Data provided:
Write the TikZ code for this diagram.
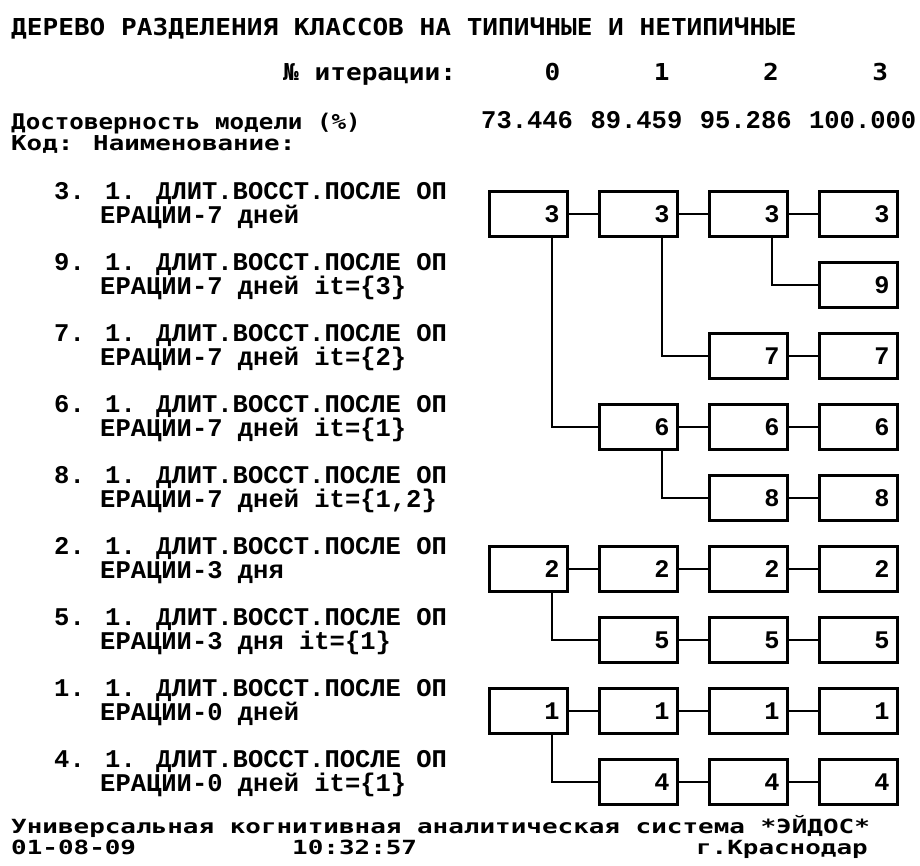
\documentclass[tikz,border=0pt]{standalone}
\usepackage{fontspec}
\usepackage{tikz}
\newfontfamily\headmono[FakeStretch=1.12]{DejaVu Sans Mono}
\newfontfamily\footmono[FakeStretch=1.26]{DejaVu Sans Mono}
\newfontfamily\lowmono[FakeStretch=1.33]{DejaVu Sans Mono}
\newfontfamily\codemono{Liberation Mono}

\begin{document}
\begin{tikzpicture}[x=1pt, y=-1pt,
    cell/.style={draw, line width=2.8pt, minimum width=78pt, minimum height=45pt,
        inner xsep=8pt, inner ysep=0pt, text width=62pt, align=right,
        font=\codemono\bfseries\fontsize{25.3}{26}\selectfont},
    link/.style={line width=1.8pt},
    headtext/.style={inner sep=0pt, anchor=base west, font=\headmono\bfseries\fontsize{23.3}{26}\selectfont},
    foottext/.style={inner sep=0pt, anchor=base west, font=\footmono\bfseries\fontsize{20.5}{22}\selectfont},
    lowtext/.style={inner sep=0pt, anchor=base west, font=\lowmono\bfseries\fontsize{19.5}{22}\selectfont},
    codetext/.style={inner sep=0pt, anchor=base west, font=\codemono\bfseries\fontsize{25.5}{26}\selectfont}]
    \useasboundingbox (0,0) rectangle (920,865);

    % Header
    \node[headtext] (title) at (11,35) {ДЕРЕВО РАЗДЕЛЕНИЯ КЛАССОВ НА ТИПИЧНЫЕ И НЕТИПИЧНЫЕ};
    \node[headtext] (iterlabel) at (283,80) {№ итерации:};
    \foreach \c in {0,...,3}
        \node[headtext, anchor=base] (iter\c) at (552.5+109.2*\c, 80) {\c};
    \node[foottext, font=\headmono\bfseries\fontsize{21.6}{26}\selectfont] (truth) at (11,129) {Достоверность модели (\%)};
    \foreach \c/\v in {0/73.446, 1/89.459, 2/95.286, 3/100.000}
        \node[codetext] (val\c) at (481+109.3*\c, 128) {\v};
    \node[foottext] (codehead) at (11,150) {Код:};
    \node[foottext] (namehead) at (93,150) {Наименование:};

    % Class labels
    \foreach \r/\k/\t in {0/3/{7 дней}, 1/9/{7 дней it=\{3\}}, 2/7/{7 дней it=\{2\}},
            3/6/{7 дней it=\{1\}}, 4/8/{7 дней it=\{1,2\}}, 5/2/{3 дня},
            6/5/{3 дня it=\{1\}}, 7/1/{0 дней}, 8/4/{0 дней it=\{1\}}} {
        \node[codetext] (name\r) at (54, 199+71*\r) {\k. 1. ДЛИТ.ВОССТ.ПОСЛЕ ОП};
        \node[codetext] (tail\r) at (100, 223+71*\r) {ЕРАЦИИ-\t};
    }

    % Boxes of the tree
    \foreach \r/\k/\c in {0/3/0, 1/9/3, 2/7/2, 3/6/1, 4/8/2, 5/2/0, 6/5/1, 7/1/0, 8/4/1}
        \foreach \j in {\c,...,3}
            \node[cell] (b\r\j) at (528.5+110*\j, 214+71*\r) {\k};

    % Links along a row
    \foreach \a/\b in {b00/b01, b01/b02, b02/b03, b22/b23, b31/b32, b32/b33, b42/b43,
            b50/b51, b51/b52, b52/b53, b61/b62, b62/b63, b70/b71, b71/b72, b72/b73,
            b81/b82, b82/b83}
        \draw[link] (\a.east) -- (\b.west);

    % Branches
    \foreach \p/\q in {b02/b13, b01/b22, b00/b31, b31/b42, b50/b61, b70/b81}
        \draw[link] ([xshift=23.5pt]\p.south) |- (\q.west);

    % Footer
    \node[lowtext] (system) at (11,833) {Универсальная когнитивная аналитическая система *ЭЙДОС*};
    \node[lowtext] (date) at (11,854) {01-08-09};
    \node[lowtext] (time) at (292,854) {10:32:57};
    \node[lowtext, anchor=base east] (city) at (868,854) {г.Краснодар};
\end{tikzpicture}
\end{document}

Problem: Reproduce the whole listing word for word, setting aside any pictures.

Right answer:
Write the TikZ code for this diagram.
\documentclass[tikz,border=0pt]{standalone}
\usepackage{fontspec}
\usepackage{tikz}
\newfontfamily\headmono[FakeStretch=1.12]{DejaVu Sans Mono}
\newfontfamily\footmono[FakeStretch=1.26]{DejaVu Sans Mono}
\newfontfamily\lowmono[FakeStretch=1.33]{DejaVu Sans Mono}
\newfontfamily\codemono{Liberation Mono}

\begin{document}
\begin{tikzpicture}[x=1pt, y=-1pt,
    cell/.style={draw, line width=2.8pt, minimum width=78pt, minimum height=45pt,
        inner xsep=8pt, inner ysep=0pt, text width=62pt, align=right,
        font=\codemono\bfseries\fontsize{25.3}{26}\selectfont},
    link/.style={line width=1.8pt},
    headtext/.style={inner sep=0pt, anchor=base west, font=\headmono\bfseries\fontsize{23.3}{26}\selectfont},
    foottext/.style={inner sep=0pt, anchor=base west, font=\footmono\bfseries\fontsize{20.5}{22}\selectfont},
    lowtext/.style={inner sep=0pt, anchor=base west, font=\lowmono\bfseries\fontsize{19.5}{22}\selectfont},
    codetext/.style={inner sep=0pt, anchor=base west, font=\codemono\bfseries\fontsize{25.5}{26}\selectfont}]
    \useasboundingbox (0,0) rectangle (920,865);

    % Header
    \node[headtext] (title) at (11,35) {ДЕРЕВО РАЗДЕЛЕНИЯ КЛАССОВ НА ТИПИЧНЫЕ И НЕТИПИЧНЫЕ};
    \node[headtext] (iterlabel) at (283,80) {№ итерации:};
    \foreach \c in {0,...,3}
        \node[headtext, anchor=base] (iter\c) at (552.5+109.2*\c, 80) {\c};
    \node[foottext, font=\headmono\bfseries\fontsize{21.6}{26}\selectfont] (truth) at (11,129) {Достоверность модели (\%)};
    \foreach \c/\v in {0/73.446, 1/89.459, 2/95.286, 3/100.000}
        \node[codetext] (val\c) at (481+109.3*\c, 128) {\v};
    \node[foottext] (codehead) at (11,150) {Код:};
    \node[foottext] (namehead) at (93,150) {Наименование:};

    % Class labels
    \foreach \r/\k/\t in {0/3/{7 дней}, 1/9/{7 дней it=\{3\}}, 2/7/{7 дней it=\{2\}},
            3/6/{7 дней it=\{1\}}, 4/8/{7 дней it=\{1,2\}}, 5/2/{3 дня},
            6/5/{3 дня it=\{1\}}, 7/1/{0 дней}, 8/4/{0 дней it=\{1\}}} {
        \node[codetext] (name\r) at (54, 199+71*\r) {\k. 1. ДЛИТ.ВОССТ.ПОСЛЕ ОП};
        \node[codetext] (tail\r) at (100, 223+71*\r) {ЕРАЦИИ-\t};
    }

    % Boxes of the tree
    \foreach \r/\k/\c in {0/3/0, 1/9/3, 2/7/2, 3/6/1, 4/8/2, 5/2/0, 6/5/1, 7/1/0, 8/4/1}
        \foreach \j in {\c,...,3}
            \node[cell] (b\r\j) at (528.5+110*\j, 214+71*\r) {\k};

    % Links along a row
    \foreach \a/\b in {b00/b01, b01/b02, b02/b03, b22/b23, b31/b32, b32/b33, b42/b43,
            b50/b51, b51/b52, b52/b53, b61/b62, b62/b63, b70/b71, b71/b72, b72/b73,
            b81/b82, b82/b83}
        \draw[link] (\a.east) -- (\b.west);

    % Branches
    \foreach \p/\q in {b02/b13, b01/b22, b00/b31, b31/b42, b50/b61, b70/b81}
        \draw[link] ([xshift=23.5pt]\p.south) |- (\q.west);

    % Footer
    \node[lowtext] (system) at (11,833) {Универсальная когнитивная аналитическая система *ЭЙДОС*};
    \node[lowtext] (date) at (11,854) {01-08-09};
    \node[lowtext] (time) at (292,854) {10:32:57};
    \node[lowtext, anchor=base east] (city) at (868,854) {г.Краснодар};
\end{tikzpicture}
\end{document}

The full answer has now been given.